# Manual transmission conversion



## Forrestj87 (Jul 6, 2004)

Has anyone done a manual transmission conversion on a 2001 model audi A6. If so what does it involve...does the computer need to be swapped out...pedal assembly linkage trans and clutch are kinda a given. get back to me. thanks


----------



## MikkiJayne (Jan 1, 2007)

Yes it has been done. The computer depends on which motor it has. The 2.8 and 2.7T can be coded for manual as there are manual versions, but the 4.2 can't since that only ever came in auto. It can be coded by VAG-COM and is pretty straightforward. The cluster will need coding too, as may the ABS / ESP depending on which version it is.

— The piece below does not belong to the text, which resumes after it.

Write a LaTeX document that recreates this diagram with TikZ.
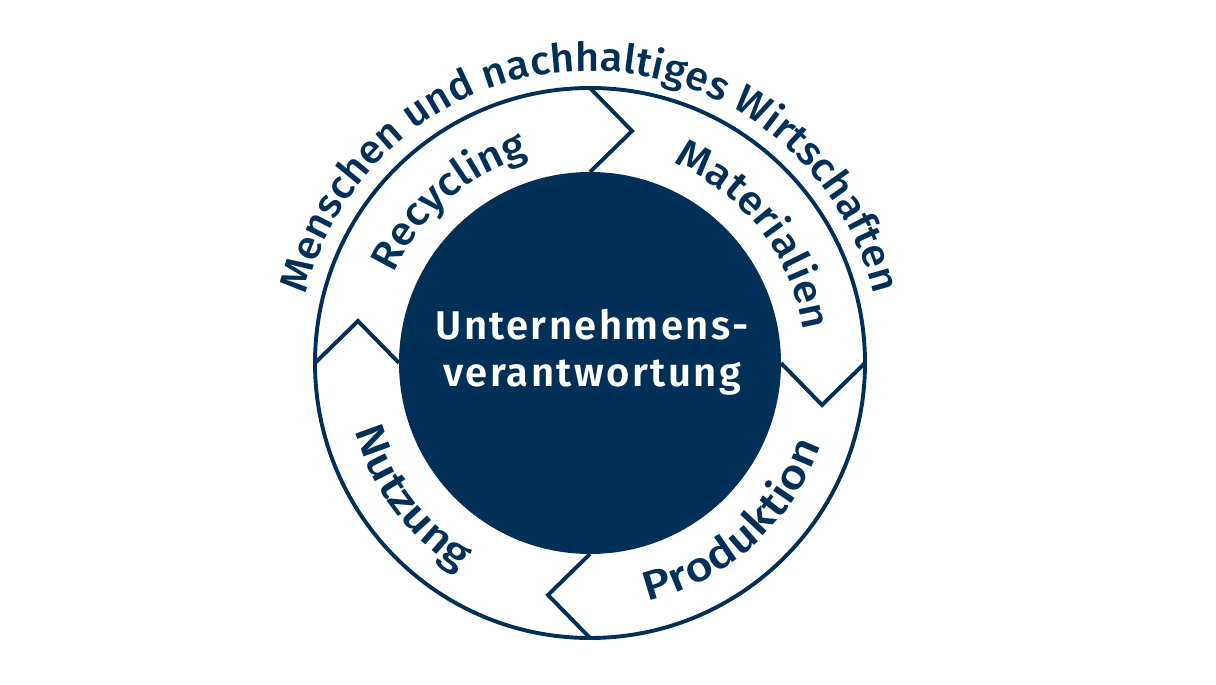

Mechanical stuff is as you would expect. If it's Quattro check you have the right ratio rear diff to match the manual trans thats going in as there are a few different versions. I think the prop might be shorter on the auto, but not 100% on that.


----------



## nothing77 (Aug 17, 2007)

I swapped my 2.7t a couple years back, not much to it


----------



## kashanova (Mar 15, 2011)

nothing77 said:


> I swapped my 2.7t a couple years back, not much to it


 how much did that cost you?


----------



## nothing77 (Aug 17, 2007)

about 3k


----------



## imaudi6 (Aug 23, 2010)

Is that a do it urself price or did you pay someone?


----------